Now on the one hand - depending on the algorithm - if you feed your algorithm with one of the remaining repetitions, it may give you some certainty estimate which may be used to characterize the recognition of just one of the repetitions. On the other hand you may use all of the remaining repetitions to test the learned algorithm. For each of the repetitions you pass it to the algorithm and compare the expected output with the actual output. After all you'll have an accuracy value for the learned algorithm calculated as the quotient of correct and total classifications.
Anyway, the actual accuracy will depend on the quality of your learning and test data.
A good start to read on would be Pattern Recognition and Machine Learning by Christopher M Bishop
There are various metrics for evaluating the performance of ML model and there is no rule that there are 20 or 30 metrics only. You can create your own metrics depending on your problem. There are various cases wherein when you are solving real - world problem where you would need to create your own custom metrics.
Coming to the existing ones, it is already listed in the first answer, I would just highlight each metrics merits and demerits to better have an understanding.
Accuracy is the simplest of the metric and it is commonly used.
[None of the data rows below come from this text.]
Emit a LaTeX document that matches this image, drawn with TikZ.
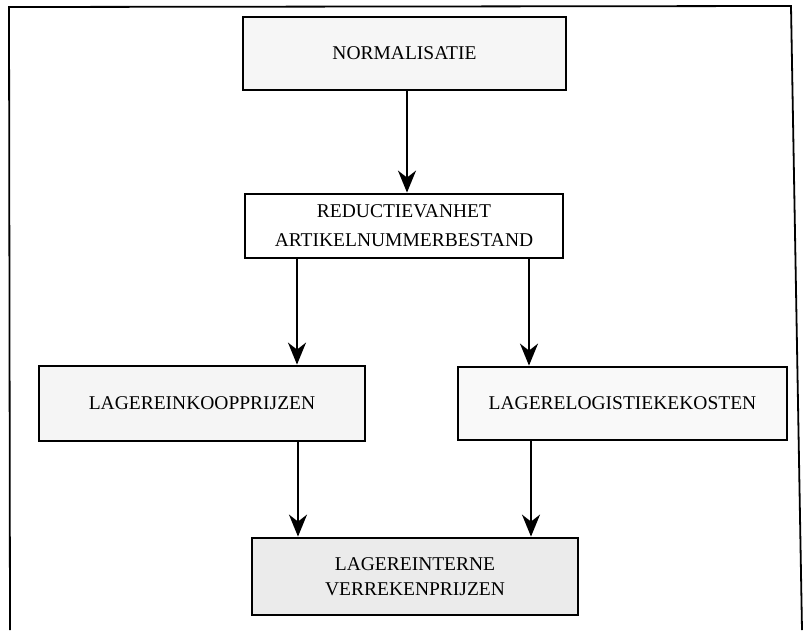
\documentclass[tikz,border=0pt]{standalone}
\usepackage{fontspec}
\setmainfont{Liberation Serif}
\usetikzlibrary{arrows.meta}
\begin{document}
\begin{tikzpicture}[x=1pt,y=-1pt,
  box/.style={draw=black, line width=2.8pt, inner sep=0pt, align=center,
    font=\fontsize{19.5}{29}\selectfont, text depth=0pt},
  arr/.style={line width=2pt, -{Stealth[length=22pt,width=18pt,inset=7pt]}},
  frame/.style={line width=1.8pt}]
\useasboundingbox (0,0) rectangle (804,630);
% outer frame (open at the bottom)
\coordinate (fbl) at (10,630);
\coordinate (ftl) at (9,7);
\coordinate (ftr) at (791,6);
\coordinate (fbr) at (802,630);
\draw[frame] (fbl) -- (ftl) -- (ftr) -- (fbr);
% boxes
\node[box, fill=gray!7, minimum width=323pt, minimum height=73pt] (n1) at (404.5,53.5) {NORMALISATIE};
\node[box, fill=white, minimum width=318pt, minimum height=64pt] (n2) at (404,226) {REDUCTIEVANHET\\ARTIKELNUMMERBESTAND};
\node[box, fill=gray!8, minimum width=326pt, minimum height=75pt] (n3) at (202,403.5) {LAGEREINKOOPPRIJZEN};
\node[box, fill=gray!5, minimum width=329pt, minimum height=73pt] (n4) at (622.5,403.5) {LAGERELOGISTIEKEKOSTEN};
\node[box, fill=gray!16, minimum width=326pt, minimum height=77pt, font=\fontsize{19.5}{25}\selectfont] (n5) at (415,576.5) {LAGEREINTERNE\\VERREKENPRIJZEN};
% arrow columns
\coordinate (c0) at (407,0);
\coordinate (c1) at (297,0);
\coordinate (c2) at (529,0);
\coordinate (c3) at (298,0);
\coordinate (c4) at (531,0);
\draw[arr] (n1.south -| c0) -- (n2.north -| c0);
\draw[arr] (n2.south -| c1) -- (n3.north -| c1);
\draw[arr] (n2.south -| c2) -- (n4.north -| c2);
\draw[arr] (n3.south -| c3) -- (n5.north -| c3);
\draw[arr] (n4.south -| c4) -- (n5.north -| c4);
\end{tikzpicture}
\end{document}
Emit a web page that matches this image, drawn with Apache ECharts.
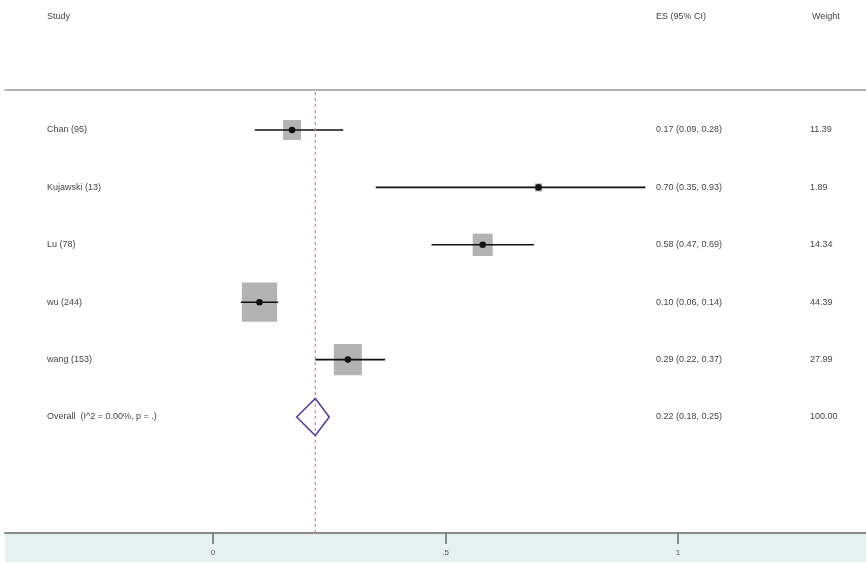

It is the number of points to class 1/ total number of points in your dataset. This is for 2 class problem where some points belong to class 1 and some to belong to class 2. It is not preferred when the dataset is imbalanced because it is biased to balanced one and it is not that much interpretable.
Log loss is a metric that helps to achieve probability scores that gives you better understanding why a specific point is belonging to class 1. The best part of this metric is that it is inbuild in logistic regression which is famous ML technique.
Confusion metric is best used for 2-class classification problem which gives four numbers and the diagonal numbers helps to get an idea of how good is your model.Through this metric there are others such as precision, recall and f1-score which are interpretable.